- OBJECTIVE
Would you transcribe the whole listing exactly, minus its pictures?
◇ ◇ ◇ ◇ ◇
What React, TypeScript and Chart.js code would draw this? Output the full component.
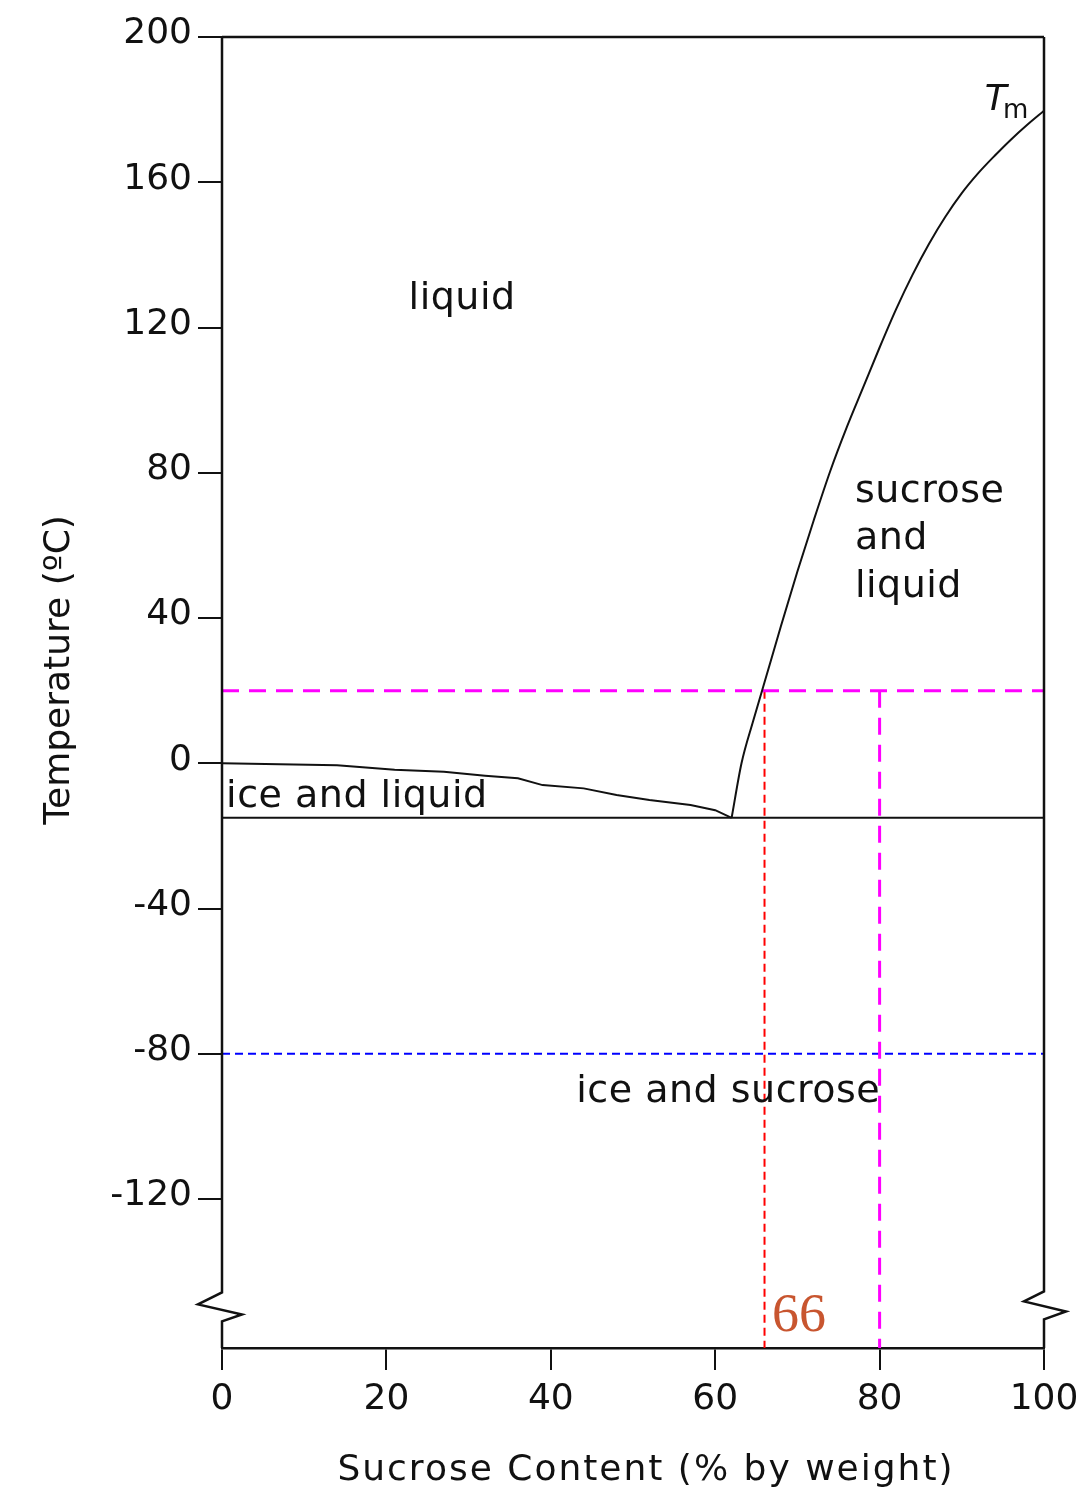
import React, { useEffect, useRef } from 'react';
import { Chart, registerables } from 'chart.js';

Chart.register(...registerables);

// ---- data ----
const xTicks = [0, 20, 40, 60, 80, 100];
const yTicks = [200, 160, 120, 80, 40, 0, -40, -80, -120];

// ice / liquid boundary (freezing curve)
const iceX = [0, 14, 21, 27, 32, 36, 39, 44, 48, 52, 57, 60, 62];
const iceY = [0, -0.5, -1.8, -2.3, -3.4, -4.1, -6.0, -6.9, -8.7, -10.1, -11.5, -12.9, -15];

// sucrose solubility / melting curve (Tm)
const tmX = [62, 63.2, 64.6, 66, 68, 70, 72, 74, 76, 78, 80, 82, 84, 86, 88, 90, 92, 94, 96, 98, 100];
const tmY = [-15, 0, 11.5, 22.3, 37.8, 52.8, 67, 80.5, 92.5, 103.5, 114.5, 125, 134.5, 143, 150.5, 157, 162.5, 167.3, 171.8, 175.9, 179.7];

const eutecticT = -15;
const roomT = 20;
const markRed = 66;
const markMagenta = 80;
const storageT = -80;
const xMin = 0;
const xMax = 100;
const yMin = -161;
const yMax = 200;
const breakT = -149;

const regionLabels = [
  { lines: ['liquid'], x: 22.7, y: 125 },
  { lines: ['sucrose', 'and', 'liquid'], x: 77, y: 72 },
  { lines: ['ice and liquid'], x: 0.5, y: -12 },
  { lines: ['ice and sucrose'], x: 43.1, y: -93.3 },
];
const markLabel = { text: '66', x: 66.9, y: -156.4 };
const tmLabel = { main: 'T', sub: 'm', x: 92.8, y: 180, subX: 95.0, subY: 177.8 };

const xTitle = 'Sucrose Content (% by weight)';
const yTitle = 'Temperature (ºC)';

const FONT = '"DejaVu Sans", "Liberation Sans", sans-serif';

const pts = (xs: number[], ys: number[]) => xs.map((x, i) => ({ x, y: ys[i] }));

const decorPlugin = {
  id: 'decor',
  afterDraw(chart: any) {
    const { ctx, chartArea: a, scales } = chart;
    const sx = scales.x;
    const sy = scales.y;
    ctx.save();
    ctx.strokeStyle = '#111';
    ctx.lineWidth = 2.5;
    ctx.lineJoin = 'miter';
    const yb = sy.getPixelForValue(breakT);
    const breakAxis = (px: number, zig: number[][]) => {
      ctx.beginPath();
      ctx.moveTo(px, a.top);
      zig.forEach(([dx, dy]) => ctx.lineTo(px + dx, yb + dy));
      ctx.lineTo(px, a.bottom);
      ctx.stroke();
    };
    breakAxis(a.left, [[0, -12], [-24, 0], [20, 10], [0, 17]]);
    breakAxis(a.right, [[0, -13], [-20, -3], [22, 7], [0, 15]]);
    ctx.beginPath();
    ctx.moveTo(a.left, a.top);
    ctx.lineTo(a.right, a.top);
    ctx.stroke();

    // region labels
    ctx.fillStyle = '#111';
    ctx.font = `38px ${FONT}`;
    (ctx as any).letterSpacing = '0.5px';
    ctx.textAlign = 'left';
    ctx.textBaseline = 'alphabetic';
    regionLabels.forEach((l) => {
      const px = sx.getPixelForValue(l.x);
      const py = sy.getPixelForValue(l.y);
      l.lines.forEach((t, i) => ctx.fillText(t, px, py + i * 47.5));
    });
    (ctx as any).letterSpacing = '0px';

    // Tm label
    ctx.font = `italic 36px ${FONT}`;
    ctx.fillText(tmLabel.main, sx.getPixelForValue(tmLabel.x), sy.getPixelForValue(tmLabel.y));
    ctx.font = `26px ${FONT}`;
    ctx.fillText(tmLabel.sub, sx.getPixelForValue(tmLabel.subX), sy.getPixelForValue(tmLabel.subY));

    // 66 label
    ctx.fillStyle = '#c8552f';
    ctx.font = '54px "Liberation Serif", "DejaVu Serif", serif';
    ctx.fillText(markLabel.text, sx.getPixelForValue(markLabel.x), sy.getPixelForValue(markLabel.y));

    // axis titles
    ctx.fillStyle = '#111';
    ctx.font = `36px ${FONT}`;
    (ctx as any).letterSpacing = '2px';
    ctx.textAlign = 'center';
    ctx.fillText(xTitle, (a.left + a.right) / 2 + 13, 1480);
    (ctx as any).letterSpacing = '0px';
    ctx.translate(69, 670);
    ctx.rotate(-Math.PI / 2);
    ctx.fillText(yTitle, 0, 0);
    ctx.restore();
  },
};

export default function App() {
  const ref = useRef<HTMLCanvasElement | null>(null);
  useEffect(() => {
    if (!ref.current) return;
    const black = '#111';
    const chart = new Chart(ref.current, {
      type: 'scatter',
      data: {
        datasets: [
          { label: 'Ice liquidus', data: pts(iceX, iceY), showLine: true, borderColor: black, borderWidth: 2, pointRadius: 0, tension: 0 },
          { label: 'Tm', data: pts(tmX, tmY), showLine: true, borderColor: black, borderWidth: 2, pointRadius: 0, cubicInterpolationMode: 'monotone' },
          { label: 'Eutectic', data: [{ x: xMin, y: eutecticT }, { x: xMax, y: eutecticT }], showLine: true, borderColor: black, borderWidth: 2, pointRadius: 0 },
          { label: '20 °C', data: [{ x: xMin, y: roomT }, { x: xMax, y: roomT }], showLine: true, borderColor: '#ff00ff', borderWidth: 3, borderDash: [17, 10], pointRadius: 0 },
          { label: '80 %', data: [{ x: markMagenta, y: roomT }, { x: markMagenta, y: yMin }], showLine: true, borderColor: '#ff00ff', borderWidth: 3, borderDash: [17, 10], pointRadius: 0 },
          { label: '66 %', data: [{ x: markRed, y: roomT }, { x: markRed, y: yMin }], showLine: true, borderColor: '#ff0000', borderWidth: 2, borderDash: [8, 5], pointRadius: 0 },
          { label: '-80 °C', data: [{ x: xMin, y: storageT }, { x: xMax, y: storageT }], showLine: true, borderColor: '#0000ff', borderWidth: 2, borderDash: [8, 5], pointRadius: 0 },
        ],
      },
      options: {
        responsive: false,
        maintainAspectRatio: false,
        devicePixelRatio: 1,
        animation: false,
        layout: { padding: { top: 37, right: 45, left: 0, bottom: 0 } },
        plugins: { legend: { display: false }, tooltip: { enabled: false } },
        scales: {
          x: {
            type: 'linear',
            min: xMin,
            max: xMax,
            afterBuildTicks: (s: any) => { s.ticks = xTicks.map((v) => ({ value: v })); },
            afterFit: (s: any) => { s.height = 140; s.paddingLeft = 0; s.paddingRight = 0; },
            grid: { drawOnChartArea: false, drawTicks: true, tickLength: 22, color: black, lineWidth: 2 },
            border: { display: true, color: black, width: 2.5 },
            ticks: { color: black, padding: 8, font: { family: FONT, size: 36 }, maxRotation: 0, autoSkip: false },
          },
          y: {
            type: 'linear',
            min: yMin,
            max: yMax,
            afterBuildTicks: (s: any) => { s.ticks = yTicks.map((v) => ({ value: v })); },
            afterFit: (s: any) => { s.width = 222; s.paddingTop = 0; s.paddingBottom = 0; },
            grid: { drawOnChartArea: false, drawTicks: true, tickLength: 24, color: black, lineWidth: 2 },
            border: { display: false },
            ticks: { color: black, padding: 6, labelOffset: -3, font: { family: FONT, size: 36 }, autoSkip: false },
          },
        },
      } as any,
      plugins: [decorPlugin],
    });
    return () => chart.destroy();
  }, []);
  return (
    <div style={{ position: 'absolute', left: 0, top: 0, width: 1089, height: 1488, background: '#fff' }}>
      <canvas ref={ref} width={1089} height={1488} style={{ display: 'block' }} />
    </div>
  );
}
◇ ◇ ◇ ◇ ◇
- RESULT OF THE TASK
What React, TypeScript and Chart.js code would draw this? Output the full component.
import React, { useEffect, useRef } from 'react';
import { Chart, registerables } from 'chart.js';

Chart.register(...registerables);

// ---- data ----
const xTicks = [0, 20, 40, 60, 80, 100];
const yTicks = [200, 160, 120, 80, 40, 0, -40, -80, -120];

// ice / liquid boundary (freezing curve)
const iceX = [0, 14, 21, 27, 32, 36, 39, 44, 48, 52, 57, 60, 62];
const iceY = [0, -0.5, -1.8, -2.3, -3.4, -4.1, -6.0, -6.9, -8.7, -10.1, -11.5, -12.9, -15];

// sucrose solubility / melting curve (Tm)
const tmX = [62, 63.2, 64.6, 66, 68, 70, 72, 74, 76, 78, 80, 82, 84, 86, 88, 90, 92, 94, 96, 98, 100];
const tmY = [-15, 0, 11.5, 22.3, 37.8, 52.8, 67, 80.5, 92.5, 103.5, 114.5, 125, 134.5, 143, 150.5, 157, 162.5, 167.3, 171.8, 175.9, 179.7];

const eutecticT = -15;
const roomT = 20;
const markRed = 66;
const markMagenta = 80;
const storageT = -80;
const xMin = 0;
const xMax = 100;
const yMin = -161;
const yMax = 200;
const breakT = -149;

const regionLabels = [
  { lines: ['liquid'], x: 22.7, y: 125 },
  { lines: ['sucrose', 'and', 'liquid'], x: 77, y: 72 },
  { lines: ['ice and liquid'], x: 0.5, y: -12 },
  { lines: ['ice and sucrose'], x: 43.1, y: -93.3 },
];
const markLabel = { text: '66', x: 66.9, y: -156.4 };
const tmLabel = { main: 'T', sub: 'm', x: 92.8, y: 180, subX: 95.0, subY: 177.8 };

const xTitle = 'Sucrose Content (% by weight)';
const yTitle = 'Temperature (ºC)';

const FONT = '"DejaVu Sans", "Liberation Sans", sans-serif';

const pts = (xs: number[], ys: number[]) => xs.map((x, i) => ({ x, y: ys[i] }));

const decorPlugin = {
  id: 'decor',
  afterDraw(chart: any) {
    const { ctx, chartArea: a, scales } = chart;
    const sx = scales.x;
    const sy = scales.y;
    ctx.save();
    ctx.strokeStyle = '#111';
    ctx.lineWidth = 2.5;
    ctx.lineJoin = 'miter';
    const yb = sy.getPixelForValue(breakT);
    const breakAxis = (px: number, zig: number[][]) => {
      ctx.beginPath();
      ctx.moveTo(px, a.top);
      zig.forEach(([dx, dy]) => ctx.lineTo(px + dx, yb + dy));
      ctx.lineTo(px, a.bottom);
      ctx.stroke();
    };
    breakAxis(a.left, [[0, -12], [-24, 0], [20, 10], [0, 17]]);
    breakAxis(a.right, [[0, -13], [-20, -3], [22, 7], [0, 15]]);
    ctx.beginPath();
    ctx.moveTo(a.left, a.top);
    ctx.lineTo(a.right, a.top);
    ctx.stroke();

    // region labels
    ctx.fillStyle = '#111';
    ctx.font = `38px ${FONT}`;
    (ctx as any).letterSpacing = '0.5px';
    ctx.textAlign = 'left';
    ctx.textBaseline = 'alphabetic';
    regionLabels.forEach((l) => {
      const px = sx.getPixelForValue(l.x);
      const py = sy.getPixelForValue(l.y);
      l.lines.forEach((t, i) => ctx.fillText(t, px, py + i * 47.5));
    });
    (ctx as any).letterSpacing = '0px';

    // Tm label
    ctx.font = `italic 36px ${FONT}`;
    ctx.fillText(tmLabel.main, sx.getPixelForValue(tmLabel.x), sy.getPixelForValue(tmLabel.y));
    ctx.font = `26px ${FONT}`;
    ctx.fillText(tmLabel.sub, sx.getPixelForValue(tmLabel.subX), sy.getPixelForValue(tmLabel.subY));

    // 66 label
    ctx.fillStyle = '#c8552f';
    ctx.font = '54px "Liberation Serif", "DejaVu Serif", serif';
    ctx.fillText(markLabel.text, sx.getPixelForValue(markLabel.x), sy.getPixelForValue(markLabel.y));

    // axis titles
    ctx.fillStyle = '#111';
    ctx.font = `36px ${FONT}`;
    (ctx as any).letterSpacing = '2px';
    ctx.textAlign = 'center';
    ctx.fillText(xTitle, (a.left + a.right) / 2 + 13, 1480);
    (ctx as any).letterSpacing = '0px';
    ctx.translate(69, 670);
    ctx.rotate(-Math.PI / 2);
    ctx.fillText(yTitle, 0, 0);
    ctx.restore();
  },
};

export default function App() {
  const ref = useRef<HTMLCanvasElement | null>(null);
  useEffect(() => {
    if (!ref.current) return;
    const black = '#111';
    const chart = new Chart(ref.current, {
      type: 'scatter',
      data: {
        datasets: [
          { label: 'Ice liquidus', data: pts(iceX, iceY), showLine: true, borderColor: black, borderWidth: 2, pointRadius: 0, tension: 0 },
          { label: 'Tm', data: pts(tmX, tmY), showLine: true, borderColor: black, borderWidth: 2, pointRadius: 0, cubicInterpolationMode: 'monotone' },
          { label: 'Eutectic', data: [{ x: xMin, y: eutecticT }, { x: xMax, y: eutecticT }], showLine: true, borderColor: black, borderWidth: 2, pointRadius: 0 },
          { label: '20 °C', data: [{ x: xMin, y: roomT }, { x: xMax, y: roomT }], showLine: true, borderColor: '#ff00ff', borderWidth: 3, borderDash: [17, 10], pointRadius: 0 },
          { label: '80 %', data: [{ x: markMagenta, y: roomT }, { x: markMagenta, y: yMin }], showLine: true, borderColor: '#ff00ff', borderWidth: 3, borderDash: [17, 10], pointRadius: 0 },
          { label: '66 %', data: [{ x: markRed, y: roomT }, { x: markRed, y: yMin }], showLine: true, borderColor: '#ff0000', borderWidth: 2, borderDash: [8, 5], pointRadius: 0 },
          { label: '-80 °C', data: [{ x: xMin, y: storageT }, { x: xMax, y: storageT }], showLine: true, borderColor: '#0000ff', borderWidth: 2, borderDash: [8, 5], pointRadius: 0 },
        ],
      },
      options: {
        responsive: false,
        maintainAspectRatio: false,
        devicePixelRatio: 1,
        animation: false,
        layout: { padding: { top: 37, right: 45, left: 0, bottom: 0 } },
        plugins: { legend: { display: false }, tooltip: { enabled: false } },
        scales: {
          x: {
            type: 'linear',
            min: xMin,
            max: xMax,
            afterBuildTicks: (s: any) => { s.ticks = xTicks.map((v) => ({ value: v })); },
            afterFit: (s: any) => { s.height = 140; s.paddingLeft = 0; s.paddingRight = 0; },
            grid: { drawOnChartArea: false, drawTicks: true, tickLength: 22, color: black, lineWidth: 2 },
            border: { display: true, color: black, width: 2.5 },
            ticks: { color: black, padding: 8, font: { family: FONT, size: 36 }, maxRotation: 0, autoSkip: false },
          },
          y: {
            type: 'linear',
            min: yMin,
            max: yMax,
            afterBuildTicks: (s: any) => { s.ticks = yTicks.map((v) => ({ value: v })); },
            afterFit: (s: any) => { s.width = 222; s.paddingTop = 0; s.paddingBottom = 0; },
            grid: { drawOnChartArea: false, drawTicks: true, tickLength: 24, color: black, lineWidth: 2 },
            border: { display: false },
            ticks: { color: black, padding: 6, labelOffset: -3, font: { family: FONT, size: 36 }, autoSkip: false },
          },
        },
      } as any,
      plugins: [decorPlugin],
    });
    return () => chart.destroy();
  }, []);
  return (
    <div style={{ position: 'absolute', left: 0, top: 0, width: 1089, height: 1488, background: '#fff' }}>
      <canvas ref={ref} width={1089} height={1488} style={{ display: 'block' }} />
    </div>
  );
}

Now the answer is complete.